Kein Sex mit Nazis

Kein Sex mit Nazis lese ich auf dem Plakat, das meine queer-aggressive Freundin in der verschlafenen Neuköllner Finowstraße an einen Baum lehnt, direkt auf dem grünen Mittelstreifen gegenüber einem Dreißiger-Jahre-Viergeschosser. Allerdings ist kein Nazi weit und breit zu sehen, gegen den es zu demonstrieren gilt. „Eben, die sind nicht erkennbar – wie HIV unter der Nachweisgrenze. Nur mit dem Unterschied, dass die AfD-Pisser ihr braunes Gift still weiter verspritzen. In MEINER Szene!!“

Ja, Szenen sind Berlinern heilig, sie bieten Schutzraum vor vermeintlichen Antagonisten. Die junge Queer-Szene in Berlin trägt ihre Offenheit, ihren Antirassismus und ihre Gender-Diversität stolzbrüstig vor sich her, und hat wenig Sympathie für privilegierte Biodeutsche, die sich in den erkämpften Homo-Schutzraum eingerichtet haben und konservativ wählen: Etwa geistig-faule Chauvinisten wie Thomas de Jesus Fernandes oder Spitzenkandidatin Alice Weidel, die es zu Ruf und Schande gebracht haben als homosexuelle Gesichter der AfD.

Ich kenne den, der den Fensterblick auf das Plakat wenig genießen wird, kaum. Jung, gebildet, schön, ein blonder Weltenbummler aus guten Hause, die Jüdin Hilde Domin auf dem Nachttisch, einen israelischen Schwuli neben sich im Bett. Und eben diesem nichteuropäischen, dunkelhäutigen, homosexuellen Nahostler gilt der Weckruf auf Pappe – „Kein Sex mit Nazis“ – und er soll erhört werden, wenn auch nicht an jenem Abend. Noch werden Ohren und Hirn noch ausgestellt, und weiter gebumst.

Erst Wochen später später wird sich der HJ-Schönling offenbaren: Mauern gegen die Barbaren seien unvermeidlich! Schwulenrechte hintenanzustellen aufgrund der bevorstehenden Umvolkung! Und überhaupt: „Willst du in Deutschland eine Scharia?“ Endlich sollte der freundschaftliche Protest Früchte tragen, die Plakat-Aktion, der gemeinsame Theaterbesuch des AfD-Proteststückes FEAR in der Schaubühne, zähe redundante Diskussionen bis tief in die Nacht – und endlich wird dem Israeli, dem ganzen Stolz seines Holocaust überlebenden Großvaters, angesichts seines völkischen Liebhabers spuckeübel.

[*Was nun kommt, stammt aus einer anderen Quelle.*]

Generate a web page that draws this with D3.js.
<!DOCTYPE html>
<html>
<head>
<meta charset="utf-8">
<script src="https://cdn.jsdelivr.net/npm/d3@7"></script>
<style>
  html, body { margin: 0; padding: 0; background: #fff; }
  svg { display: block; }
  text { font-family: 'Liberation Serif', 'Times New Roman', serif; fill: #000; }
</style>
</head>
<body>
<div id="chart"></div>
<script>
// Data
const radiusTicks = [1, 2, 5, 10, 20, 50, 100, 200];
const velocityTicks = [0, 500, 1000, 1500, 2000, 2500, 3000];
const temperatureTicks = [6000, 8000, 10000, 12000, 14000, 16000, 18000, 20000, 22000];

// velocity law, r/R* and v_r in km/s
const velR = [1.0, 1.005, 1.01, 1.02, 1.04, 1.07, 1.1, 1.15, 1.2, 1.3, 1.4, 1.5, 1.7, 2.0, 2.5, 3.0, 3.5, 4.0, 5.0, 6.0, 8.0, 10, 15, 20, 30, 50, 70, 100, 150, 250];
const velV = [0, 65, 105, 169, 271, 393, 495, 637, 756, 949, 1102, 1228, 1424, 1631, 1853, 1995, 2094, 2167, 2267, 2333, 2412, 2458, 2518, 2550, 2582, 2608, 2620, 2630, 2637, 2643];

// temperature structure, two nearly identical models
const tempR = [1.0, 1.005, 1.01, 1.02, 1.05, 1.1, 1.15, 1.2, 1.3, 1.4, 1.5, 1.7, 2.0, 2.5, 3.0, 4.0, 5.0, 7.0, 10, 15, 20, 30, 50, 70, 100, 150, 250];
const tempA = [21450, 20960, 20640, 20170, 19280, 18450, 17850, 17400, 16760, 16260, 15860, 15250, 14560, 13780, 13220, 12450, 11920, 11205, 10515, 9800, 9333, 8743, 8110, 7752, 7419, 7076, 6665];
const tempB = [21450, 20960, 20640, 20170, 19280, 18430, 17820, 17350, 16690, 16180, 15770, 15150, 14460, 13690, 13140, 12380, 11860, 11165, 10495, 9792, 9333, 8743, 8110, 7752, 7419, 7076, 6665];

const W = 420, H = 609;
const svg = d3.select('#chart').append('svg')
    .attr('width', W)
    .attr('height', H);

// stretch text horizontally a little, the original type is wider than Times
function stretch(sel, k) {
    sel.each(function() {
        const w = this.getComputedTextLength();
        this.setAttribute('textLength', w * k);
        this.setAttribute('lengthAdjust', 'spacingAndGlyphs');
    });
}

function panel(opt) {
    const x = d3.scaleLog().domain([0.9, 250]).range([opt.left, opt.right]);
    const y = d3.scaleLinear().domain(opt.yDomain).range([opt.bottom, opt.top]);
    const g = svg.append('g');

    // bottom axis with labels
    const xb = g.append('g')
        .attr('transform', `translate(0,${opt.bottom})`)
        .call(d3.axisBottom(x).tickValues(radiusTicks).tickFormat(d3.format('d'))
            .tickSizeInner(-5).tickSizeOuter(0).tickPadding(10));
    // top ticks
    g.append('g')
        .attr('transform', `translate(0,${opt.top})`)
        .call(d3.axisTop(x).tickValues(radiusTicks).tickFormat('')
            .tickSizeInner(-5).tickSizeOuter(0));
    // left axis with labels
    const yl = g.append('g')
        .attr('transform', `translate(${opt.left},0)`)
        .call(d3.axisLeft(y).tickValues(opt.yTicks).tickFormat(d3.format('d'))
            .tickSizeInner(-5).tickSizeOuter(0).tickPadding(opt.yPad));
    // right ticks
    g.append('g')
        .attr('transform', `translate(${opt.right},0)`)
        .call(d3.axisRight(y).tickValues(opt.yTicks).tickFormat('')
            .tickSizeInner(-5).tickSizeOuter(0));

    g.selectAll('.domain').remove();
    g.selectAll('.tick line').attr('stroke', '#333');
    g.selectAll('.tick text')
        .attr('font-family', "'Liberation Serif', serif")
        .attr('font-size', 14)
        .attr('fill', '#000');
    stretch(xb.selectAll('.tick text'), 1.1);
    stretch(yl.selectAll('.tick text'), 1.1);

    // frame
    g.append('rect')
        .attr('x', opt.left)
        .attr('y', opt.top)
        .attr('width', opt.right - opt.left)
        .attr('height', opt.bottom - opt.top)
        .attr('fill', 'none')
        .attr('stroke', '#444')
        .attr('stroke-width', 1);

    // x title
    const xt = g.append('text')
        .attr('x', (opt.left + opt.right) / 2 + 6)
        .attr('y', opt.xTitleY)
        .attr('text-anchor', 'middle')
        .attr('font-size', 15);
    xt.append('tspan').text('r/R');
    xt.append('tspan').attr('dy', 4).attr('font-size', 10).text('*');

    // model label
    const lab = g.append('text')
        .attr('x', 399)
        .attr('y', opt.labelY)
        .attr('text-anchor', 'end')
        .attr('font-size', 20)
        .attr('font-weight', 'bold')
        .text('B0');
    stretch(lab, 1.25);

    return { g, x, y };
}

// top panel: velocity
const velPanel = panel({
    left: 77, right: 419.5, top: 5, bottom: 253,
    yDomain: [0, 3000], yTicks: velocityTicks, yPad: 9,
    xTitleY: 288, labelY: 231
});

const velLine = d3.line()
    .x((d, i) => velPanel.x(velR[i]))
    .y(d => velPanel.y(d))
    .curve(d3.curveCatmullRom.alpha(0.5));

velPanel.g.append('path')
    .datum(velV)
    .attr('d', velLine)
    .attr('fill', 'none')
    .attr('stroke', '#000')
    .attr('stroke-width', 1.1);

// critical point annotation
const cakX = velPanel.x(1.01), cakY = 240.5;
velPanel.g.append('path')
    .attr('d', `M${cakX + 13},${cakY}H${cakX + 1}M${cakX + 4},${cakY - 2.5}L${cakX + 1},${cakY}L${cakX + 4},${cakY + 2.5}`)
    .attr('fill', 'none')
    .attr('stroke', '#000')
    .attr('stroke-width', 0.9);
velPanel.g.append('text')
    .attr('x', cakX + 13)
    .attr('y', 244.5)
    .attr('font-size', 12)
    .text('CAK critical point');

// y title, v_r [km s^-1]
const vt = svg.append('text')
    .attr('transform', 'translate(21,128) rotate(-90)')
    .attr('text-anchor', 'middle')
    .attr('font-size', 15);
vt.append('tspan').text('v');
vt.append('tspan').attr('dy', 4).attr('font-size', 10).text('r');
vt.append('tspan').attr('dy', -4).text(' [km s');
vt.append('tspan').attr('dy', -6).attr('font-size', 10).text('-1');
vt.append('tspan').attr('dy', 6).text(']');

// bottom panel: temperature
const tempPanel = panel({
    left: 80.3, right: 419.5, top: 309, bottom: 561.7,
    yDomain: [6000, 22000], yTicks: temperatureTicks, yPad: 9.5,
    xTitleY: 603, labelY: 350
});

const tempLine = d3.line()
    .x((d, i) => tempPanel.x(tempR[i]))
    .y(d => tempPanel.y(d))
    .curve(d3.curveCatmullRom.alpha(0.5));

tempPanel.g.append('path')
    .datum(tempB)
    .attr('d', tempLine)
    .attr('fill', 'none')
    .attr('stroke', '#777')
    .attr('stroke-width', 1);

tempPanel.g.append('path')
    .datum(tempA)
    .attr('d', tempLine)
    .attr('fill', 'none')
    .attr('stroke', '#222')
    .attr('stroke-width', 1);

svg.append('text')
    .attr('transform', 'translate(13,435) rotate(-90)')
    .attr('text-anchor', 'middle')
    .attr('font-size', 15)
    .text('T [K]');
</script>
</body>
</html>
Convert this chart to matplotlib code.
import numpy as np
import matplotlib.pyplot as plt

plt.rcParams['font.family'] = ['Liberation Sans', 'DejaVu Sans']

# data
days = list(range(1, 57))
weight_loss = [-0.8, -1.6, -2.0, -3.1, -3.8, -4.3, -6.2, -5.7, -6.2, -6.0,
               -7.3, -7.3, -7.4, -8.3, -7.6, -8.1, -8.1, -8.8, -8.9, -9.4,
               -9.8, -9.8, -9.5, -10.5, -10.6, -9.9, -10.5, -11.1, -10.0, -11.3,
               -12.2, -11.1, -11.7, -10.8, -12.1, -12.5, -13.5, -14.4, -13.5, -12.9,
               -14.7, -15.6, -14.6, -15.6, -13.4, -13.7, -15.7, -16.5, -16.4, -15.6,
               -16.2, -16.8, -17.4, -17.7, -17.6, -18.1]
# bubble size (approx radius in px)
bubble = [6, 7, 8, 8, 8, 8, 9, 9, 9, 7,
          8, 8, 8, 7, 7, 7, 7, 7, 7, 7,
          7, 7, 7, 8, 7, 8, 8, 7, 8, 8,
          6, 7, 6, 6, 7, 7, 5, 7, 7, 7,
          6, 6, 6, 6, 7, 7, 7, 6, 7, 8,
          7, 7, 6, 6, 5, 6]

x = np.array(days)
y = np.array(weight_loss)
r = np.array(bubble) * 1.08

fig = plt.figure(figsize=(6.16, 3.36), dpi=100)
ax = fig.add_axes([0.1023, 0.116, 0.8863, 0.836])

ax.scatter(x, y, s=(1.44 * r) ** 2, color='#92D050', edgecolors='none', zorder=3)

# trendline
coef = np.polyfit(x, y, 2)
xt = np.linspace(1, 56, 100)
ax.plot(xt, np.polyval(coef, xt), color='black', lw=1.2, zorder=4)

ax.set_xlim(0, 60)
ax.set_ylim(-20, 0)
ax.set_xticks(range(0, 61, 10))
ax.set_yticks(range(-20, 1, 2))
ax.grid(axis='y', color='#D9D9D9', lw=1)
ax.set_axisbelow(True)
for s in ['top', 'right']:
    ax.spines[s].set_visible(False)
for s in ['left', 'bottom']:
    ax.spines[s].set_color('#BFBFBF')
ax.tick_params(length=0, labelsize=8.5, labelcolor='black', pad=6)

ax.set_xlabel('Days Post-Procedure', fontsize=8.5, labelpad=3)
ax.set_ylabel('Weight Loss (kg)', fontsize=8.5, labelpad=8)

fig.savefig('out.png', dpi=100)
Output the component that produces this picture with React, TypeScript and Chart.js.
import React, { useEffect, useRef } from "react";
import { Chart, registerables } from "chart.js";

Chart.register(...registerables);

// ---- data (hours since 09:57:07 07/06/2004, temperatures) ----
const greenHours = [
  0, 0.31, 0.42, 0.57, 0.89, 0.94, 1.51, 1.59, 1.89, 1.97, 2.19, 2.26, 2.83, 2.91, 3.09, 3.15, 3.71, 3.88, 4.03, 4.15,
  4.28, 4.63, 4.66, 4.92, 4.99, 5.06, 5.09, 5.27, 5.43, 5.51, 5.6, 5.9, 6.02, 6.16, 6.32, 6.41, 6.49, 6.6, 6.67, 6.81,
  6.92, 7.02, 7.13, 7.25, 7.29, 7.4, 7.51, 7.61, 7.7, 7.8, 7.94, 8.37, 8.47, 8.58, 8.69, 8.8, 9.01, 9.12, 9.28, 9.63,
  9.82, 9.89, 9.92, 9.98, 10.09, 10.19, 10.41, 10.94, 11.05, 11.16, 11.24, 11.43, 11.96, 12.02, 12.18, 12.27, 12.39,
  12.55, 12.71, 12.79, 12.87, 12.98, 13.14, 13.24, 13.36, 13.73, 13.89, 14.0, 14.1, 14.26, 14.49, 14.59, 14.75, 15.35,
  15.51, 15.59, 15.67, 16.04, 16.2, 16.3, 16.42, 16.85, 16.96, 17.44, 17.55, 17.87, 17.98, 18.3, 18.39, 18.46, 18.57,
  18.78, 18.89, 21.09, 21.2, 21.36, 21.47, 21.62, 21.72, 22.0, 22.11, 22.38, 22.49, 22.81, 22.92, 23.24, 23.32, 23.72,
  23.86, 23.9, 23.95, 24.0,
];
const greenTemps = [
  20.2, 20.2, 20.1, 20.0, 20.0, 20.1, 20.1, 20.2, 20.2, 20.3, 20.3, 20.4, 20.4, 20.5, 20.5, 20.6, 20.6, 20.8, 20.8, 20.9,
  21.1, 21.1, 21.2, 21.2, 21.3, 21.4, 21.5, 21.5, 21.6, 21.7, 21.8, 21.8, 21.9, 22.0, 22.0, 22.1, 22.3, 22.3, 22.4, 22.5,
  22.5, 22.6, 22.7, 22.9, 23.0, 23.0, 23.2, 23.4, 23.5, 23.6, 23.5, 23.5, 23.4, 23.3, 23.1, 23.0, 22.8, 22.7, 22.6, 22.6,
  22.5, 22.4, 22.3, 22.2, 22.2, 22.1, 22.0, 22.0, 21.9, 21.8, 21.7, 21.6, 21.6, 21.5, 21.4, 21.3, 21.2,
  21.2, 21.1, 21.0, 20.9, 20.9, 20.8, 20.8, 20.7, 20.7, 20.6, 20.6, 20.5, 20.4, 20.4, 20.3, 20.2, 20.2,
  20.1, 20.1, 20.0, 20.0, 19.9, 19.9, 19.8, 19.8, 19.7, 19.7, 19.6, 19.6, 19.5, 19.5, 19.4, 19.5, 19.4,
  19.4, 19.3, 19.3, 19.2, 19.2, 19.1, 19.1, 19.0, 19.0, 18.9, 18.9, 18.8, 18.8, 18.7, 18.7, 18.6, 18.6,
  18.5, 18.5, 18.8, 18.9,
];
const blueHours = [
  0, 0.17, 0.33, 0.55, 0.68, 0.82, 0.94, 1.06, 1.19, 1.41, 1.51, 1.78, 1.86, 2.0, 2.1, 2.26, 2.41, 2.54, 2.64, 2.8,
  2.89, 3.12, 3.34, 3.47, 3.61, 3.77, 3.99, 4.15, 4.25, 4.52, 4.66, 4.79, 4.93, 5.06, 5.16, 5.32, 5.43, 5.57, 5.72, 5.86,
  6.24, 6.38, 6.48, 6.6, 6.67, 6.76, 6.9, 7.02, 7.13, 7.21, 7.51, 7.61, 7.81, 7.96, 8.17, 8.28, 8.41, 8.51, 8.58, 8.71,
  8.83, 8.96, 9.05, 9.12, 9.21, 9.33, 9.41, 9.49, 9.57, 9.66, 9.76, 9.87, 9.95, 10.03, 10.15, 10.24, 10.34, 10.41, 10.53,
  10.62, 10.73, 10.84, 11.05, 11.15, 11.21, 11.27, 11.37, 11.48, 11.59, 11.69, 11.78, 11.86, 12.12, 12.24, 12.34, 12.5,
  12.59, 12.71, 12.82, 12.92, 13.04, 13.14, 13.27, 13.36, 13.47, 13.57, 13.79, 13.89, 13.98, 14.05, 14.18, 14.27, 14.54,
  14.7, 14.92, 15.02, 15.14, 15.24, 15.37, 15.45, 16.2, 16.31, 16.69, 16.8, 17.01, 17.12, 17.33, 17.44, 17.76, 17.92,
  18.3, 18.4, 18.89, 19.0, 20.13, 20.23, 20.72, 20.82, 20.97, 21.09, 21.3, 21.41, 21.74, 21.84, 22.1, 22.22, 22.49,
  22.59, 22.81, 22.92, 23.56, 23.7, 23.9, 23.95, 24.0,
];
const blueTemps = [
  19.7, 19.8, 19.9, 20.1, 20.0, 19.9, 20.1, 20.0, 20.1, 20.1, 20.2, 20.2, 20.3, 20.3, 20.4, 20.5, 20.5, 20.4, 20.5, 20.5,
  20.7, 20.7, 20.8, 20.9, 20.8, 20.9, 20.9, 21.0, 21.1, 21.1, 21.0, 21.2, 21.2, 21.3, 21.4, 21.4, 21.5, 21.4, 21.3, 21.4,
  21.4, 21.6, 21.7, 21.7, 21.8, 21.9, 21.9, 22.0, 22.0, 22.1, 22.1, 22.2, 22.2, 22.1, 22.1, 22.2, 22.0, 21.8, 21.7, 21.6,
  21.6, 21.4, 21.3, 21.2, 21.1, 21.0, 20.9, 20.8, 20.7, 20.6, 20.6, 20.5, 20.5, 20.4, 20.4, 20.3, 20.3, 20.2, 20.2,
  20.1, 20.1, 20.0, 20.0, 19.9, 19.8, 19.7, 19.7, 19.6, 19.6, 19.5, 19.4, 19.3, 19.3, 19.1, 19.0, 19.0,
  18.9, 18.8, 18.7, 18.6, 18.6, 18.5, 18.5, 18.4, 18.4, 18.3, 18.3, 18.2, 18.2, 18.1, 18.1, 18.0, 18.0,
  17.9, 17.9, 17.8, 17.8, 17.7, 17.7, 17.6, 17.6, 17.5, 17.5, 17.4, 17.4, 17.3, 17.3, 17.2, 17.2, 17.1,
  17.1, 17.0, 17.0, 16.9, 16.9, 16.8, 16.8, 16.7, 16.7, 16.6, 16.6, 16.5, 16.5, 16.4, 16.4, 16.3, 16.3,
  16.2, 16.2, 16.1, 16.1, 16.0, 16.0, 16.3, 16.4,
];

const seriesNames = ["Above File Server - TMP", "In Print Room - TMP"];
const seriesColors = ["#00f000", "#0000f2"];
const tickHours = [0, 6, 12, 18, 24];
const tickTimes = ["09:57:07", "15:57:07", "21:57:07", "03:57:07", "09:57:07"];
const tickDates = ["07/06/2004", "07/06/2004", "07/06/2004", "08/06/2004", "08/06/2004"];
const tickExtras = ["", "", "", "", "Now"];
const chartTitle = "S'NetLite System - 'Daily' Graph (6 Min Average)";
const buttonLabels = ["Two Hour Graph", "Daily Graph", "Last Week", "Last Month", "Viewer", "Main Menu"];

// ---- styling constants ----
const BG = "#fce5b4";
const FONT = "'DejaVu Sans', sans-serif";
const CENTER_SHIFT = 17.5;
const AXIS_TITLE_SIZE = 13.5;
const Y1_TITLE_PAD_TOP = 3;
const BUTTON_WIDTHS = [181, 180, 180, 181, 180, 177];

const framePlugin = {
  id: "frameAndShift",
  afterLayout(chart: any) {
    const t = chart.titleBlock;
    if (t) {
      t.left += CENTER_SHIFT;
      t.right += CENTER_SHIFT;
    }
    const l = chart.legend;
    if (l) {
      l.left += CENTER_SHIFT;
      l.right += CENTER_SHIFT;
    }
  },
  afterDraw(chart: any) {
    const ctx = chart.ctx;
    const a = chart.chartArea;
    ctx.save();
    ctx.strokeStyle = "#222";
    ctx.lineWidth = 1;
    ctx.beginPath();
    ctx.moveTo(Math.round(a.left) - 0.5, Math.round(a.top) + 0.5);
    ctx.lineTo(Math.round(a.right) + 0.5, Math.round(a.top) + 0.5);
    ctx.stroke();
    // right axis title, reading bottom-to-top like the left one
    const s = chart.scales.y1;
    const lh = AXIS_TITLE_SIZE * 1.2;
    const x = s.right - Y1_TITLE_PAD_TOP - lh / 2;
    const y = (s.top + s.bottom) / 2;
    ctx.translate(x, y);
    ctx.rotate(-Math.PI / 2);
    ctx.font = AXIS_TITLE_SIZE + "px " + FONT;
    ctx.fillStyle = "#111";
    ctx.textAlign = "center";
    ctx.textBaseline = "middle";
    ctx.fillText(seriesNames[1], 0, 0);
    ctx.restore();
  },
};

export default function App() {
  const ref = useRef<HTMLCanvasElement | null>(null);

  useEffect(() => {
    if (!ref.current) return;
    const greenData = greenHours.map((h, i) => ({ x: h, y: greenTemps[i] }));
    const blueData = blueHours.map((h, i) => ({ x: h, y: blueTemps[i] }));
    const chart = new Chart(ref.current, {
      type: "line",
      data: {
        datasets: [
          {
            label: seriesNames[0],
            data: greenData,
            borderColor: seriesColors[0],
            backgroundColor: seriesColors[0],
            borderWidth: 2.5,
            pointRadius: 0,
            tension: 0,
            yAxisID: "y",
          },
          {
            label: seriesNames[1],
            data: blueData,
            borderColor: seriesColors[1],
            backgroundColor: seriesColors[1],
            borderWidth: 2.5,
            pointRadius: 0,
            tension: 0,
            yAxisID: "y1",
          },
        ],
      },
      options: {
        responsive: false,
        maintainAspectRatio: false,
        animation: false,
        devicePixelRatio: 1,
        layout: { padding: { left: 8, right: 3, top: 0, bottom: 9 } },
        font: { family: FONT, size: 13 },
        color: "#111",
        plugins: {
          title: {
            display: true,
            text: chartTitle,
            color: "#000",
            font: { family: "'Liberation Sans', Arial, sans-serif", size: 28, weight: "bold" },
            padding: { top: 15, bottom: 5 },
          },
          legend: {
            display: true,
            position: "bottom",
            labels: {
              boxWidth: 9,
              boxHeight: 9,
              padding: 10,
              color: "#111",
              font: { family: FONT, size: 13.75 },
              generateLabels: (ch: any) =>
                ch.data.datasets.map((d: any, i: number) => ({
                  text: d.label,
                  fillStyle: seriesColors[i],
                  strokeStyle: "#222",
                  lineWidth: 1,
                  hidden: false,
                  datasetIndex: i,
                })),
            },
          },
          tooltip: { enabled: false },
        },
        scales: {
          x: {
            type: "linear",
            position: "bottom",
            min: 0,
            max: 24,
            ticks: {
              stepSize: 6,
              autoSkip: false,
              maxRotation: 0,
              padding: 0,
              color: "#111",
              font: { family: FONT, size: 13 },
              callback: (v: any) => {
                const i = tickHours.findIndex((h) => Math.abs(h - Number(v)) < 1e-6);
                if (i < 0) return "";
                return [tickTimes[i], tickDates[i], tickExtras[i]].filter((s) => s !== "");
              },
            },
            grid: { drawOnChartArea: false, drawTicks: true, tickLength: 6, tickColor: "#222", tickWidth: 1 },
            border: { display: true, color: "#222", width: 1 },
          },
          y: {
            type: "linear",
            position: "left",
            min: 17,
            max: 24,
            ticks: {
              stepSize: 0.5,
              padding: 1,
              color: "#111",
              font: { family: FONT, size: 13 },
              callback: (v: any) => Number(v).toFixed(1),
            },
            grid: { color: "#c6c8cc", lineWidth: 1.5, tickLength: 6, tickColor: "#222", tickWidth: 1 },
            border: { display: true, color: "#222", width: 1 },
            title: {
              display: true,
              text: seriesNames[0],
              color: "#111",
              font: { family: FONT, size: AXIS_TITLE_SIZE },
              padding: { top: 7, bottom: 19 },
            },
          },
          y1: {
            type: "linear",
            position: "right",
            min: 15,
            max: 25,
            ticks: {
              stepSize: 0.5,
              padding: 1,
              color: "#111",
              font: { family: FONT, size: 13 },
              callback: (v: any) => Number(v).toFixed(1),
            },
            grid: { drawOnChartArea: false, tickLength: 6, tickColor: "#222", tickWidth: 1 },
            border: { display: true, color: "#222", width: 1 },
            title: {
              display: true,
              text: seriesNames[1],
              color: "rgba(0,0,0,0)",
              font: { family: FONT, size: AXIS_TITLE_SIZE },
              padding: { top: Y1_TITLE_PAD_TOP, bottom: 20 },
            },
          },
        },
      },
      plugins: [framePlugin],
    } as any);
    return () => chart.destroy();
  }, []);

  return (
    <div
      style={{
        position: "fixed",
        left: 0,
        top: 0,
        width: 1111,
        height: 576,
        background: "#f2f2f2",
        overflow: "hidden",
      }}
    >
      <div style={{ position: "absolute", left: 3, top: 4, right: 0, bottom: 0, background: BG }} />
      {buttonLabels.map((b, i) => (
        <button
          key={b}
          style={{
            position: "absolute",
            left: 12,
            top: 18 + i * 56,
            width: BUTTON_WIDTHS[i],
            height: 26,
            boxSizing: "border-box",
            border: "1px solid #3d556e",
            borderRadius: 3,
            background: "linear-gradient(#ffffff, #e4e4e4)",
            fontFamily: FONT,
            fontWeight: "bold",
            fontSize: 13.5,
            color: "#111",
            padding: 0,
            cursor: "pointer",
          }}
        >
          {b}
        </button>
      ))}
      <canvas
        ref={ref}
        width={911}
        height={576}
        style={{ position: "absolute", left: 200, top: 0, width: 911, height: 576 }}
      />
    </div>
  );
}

Mit dem Ende ihrer Romanze endet auch der Aktionismus besagter Freundin, was das heimliche AfD-Mitglied sicherlich aufatmen lässt. Das letzte, was seinem blütenweißen Lebenslauf fehlen würde, wäre *sein Name* plus *AfD* als Google-Suchergebnis. Er baut auf die Diskretion seiner Familie und Freunde, ihn vor Konfrontation zu schützen. Es werden alle dichthalten, nur der Heldin dieser Anekdote, meiner antifaschistischen Freundin, der juckt es noch immer in den Fingern.